>>>

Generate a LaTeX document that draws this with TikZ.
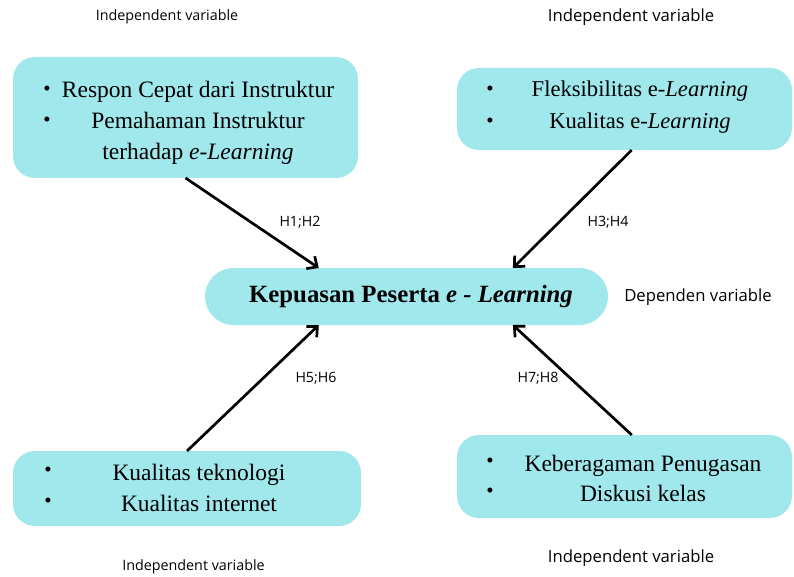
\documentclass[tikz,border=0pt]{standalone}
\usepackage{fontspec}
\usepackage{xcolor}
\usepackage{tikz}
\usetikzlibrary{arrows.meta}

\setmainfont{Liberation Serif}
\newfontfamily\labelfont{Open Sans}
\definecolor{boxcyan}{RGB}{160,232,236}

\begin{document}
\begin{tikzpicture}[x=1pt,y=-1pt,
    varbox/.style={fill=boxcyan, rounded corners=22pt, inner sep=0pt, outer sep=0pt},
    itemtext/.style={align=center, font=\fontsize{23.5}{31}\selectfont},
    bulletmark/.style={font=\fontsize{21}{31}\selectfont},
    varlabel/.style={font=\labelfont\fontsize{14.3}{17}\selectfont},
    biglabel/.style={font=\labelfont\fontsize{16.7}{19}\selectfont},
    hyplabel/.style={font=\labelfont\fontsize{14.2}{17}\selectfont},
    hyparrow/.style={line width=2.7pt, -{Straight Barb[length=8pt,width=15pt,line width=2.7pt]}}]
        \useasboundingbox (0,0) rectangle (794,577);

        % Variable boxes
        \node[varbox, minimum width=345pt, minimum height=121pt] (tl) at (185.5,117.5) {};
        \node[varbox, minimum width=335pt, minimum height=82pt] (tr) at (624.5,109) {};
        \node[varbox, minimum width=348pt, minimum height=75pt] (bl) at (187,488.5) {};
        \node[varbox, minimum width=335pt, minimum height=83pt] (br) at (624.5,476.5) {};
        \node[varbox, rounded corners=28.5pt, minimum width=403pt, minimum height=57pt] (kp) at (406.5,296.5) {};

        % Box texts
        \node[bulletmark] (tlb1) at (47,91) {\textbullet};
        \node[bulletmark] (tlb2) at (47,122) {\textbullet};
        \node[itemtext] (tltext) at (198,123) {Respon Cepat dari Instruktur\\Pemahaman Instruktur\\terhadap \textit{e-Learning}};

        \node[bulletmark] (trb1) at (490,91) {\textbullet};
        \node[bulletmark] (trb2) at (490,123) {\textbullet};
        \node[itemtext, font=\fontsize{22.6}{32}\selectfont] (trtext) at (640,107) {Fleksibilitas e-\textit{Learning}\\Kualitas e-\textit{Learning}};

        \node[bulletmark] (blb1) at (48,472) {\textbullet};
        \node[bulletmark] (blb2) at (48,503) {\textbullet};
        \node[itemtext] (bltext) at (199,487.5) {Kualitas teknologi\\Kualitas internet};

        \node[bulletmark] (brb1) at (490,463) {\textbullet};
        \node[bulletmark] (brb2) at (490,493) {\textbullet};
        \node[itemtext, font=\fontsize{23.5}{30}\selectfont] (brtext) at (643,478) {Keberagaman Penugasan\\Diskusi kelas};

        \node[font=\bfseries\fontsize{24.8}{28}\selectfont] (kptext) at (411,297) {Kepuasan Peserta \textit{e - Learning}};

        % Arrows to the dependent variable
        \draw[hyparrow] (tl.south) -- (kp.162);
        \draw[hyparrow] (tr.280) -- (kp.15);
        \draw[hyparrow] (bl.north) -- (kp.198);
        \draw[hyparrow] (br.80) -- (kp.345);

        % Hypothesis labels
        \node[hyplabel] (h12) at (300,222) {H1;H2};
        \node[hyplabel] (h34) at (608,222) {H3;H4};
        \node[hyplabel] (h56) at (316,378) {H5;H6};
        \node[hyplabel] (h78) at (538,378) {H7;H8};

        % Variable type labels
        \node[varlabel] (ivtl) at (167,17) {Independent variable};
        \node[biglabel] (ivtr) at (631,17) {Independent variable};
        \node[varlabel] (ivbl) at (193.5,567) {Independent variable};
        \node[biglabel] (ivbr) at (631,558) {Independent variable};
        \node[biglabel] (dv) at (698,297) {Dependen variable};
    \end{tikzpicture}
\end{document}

<<<

Exclude the pictures, and transcribe all of the material exactly.

■ **TASK ANSWER**
Generate a LaTeX document that draws this with TikZ.
\documentclass[tikz,border=0pt]{standalone}
\usepackage{fontspec}
\usepackage{xcolor}
\usepackage{tikz}
\usetikzlibrary{arrows.meta}

\setmainfont{Liberation Serif}
\newfontfamily\labelfont{Open Sans}
\definecolor{boxcyan}{RGB}{160,232,236}

\begin{document}
\begin{tikzpicture}[x=1pt,y=-1pt,
    varbox/.style={fill=boxcyan, rounded corners=22pt, inner sep=0pt, outer sep=0pt},
    itemtext/.style={align=center, font=\fontsize{23.5}{31}\selectfont},
    bulletmark/.style={font=\fontsize{21}{31}\selectfont},
    varlabel/.style={font=\labelfont\fontsize{14.3}{17}\selectfont},
    biglabel/.style={font=\labelfont\fontsize{16.7}{19}\selectfont},
    hyplabel/.style={font=\labelfont\fontsize{14.2}{17}\selectfont},
    hyparrow/.style={line width=2.7pt, -{Straight Barb[length=8pt,width=15pt,line width=2.7pt]}}]
        \useasboundingbox (0,0) rectangle (794,577);

        % Variable boxes
        \node[varbox, minimum width=345pt, minimum height=121pt] (tl) at (185.5,117.5) {};
        \node[varbox, minimum width=335pt, minimum height=82pt] (tr) at (624.5,109) {};
        \node[varbox, minimum width=348pt, minimum height=75pt] (bl) at (187,488.5) {};
        \node[varbox, minimum width=335pt, minimum height=83pt] (br) at (624.5,476.5) {};
        \node[varbox, rounded corners=28.5pt, minimum width=403pt, minimum height=57pt] (kp) at (406.5,296.5) {};

        % Box texts
        \node[bulletmark] (tlb1) at (47,91) {\textbullet};
        \node[bulletmark] (tlb2) at (47,122) {\textbullet};
        \node[itemtext] (tltext) at (198,123) {Respon Cepat dari Instruktur\\Pemahaman Instruktur\\terhadap \textit{e-Learning}};

        \node[bulletmark] (trb1) at (490,91) {\textbullet};
        \node[bulletmark] (trb2) at (490,123) {\textbullet};
        \node[itemtext, font=\fontsize{22.6}{32}\selectfont] (trtext) at (640,107) {Fleksibilitas e-\textit{Learning}\\Kualitas e-\textit{Learning}};

        \node[bulletmark] (blb1) at (48,472) {\textbullet};
        \node[bulletmark] (blb2) at (48,503) {\textbullet};
        \node[itemtext] (bltext) at (199,487.5) {Kualitas teknologi\\Kualitas internet};

        \node[bulletmark] (brb1) at (490,463) {\textbullet};
        \node[bulletmark] (brb2) at (490,493) {\textbullet};
        \node[itemtext, font=\fontsize{23.5}{30}\selectfont] (brtext) at (643,478) {Keberagaman Penugasan\\Diskusi kelas};

        \node[font=\bfseries\fontsize{24.8}{28}\selectfont] (kptext) at (411,297) {Kepuasan Peserta \textit{e - Learning}};

        % Arrows to the dependent variable
        \draw[hyparrow] (tl.south) -- (kp.162);
        \draw[hyparrow] (tr.280) -- (kp.15);
        \draw[hyparrow] (bl.north) -- (kp.198);
        \draw[hyparrow] (br.80) -- (kp.345);

        % Hypothesis labels
        \node[hyplabel] (h12) at (300,222) {H1;H2};
        \node[hyplabel] (h34) at (608,222) {H3;H4};
        \node[hyplabel] (h56) at (316,378) {H5;H6};
        \node[hyplabel] (h78) at (538,378) {H7;H8};

        % Variable type labels
        \node[varlabel] (ivtl) at (167,17) {Independent variable};
        \node[biglabel] (ivtr) at (631,17) {Independent variable};
        \node[varlabel] (ivbl) at (193.5,567) {Independent variable};
        \node[biglabel] (ivbr) at (631,558) {Independent variable};
        \node[biglabel] (dv) at (698,297) {Dependen variable};
    \end{tikzpicture}
\end{document}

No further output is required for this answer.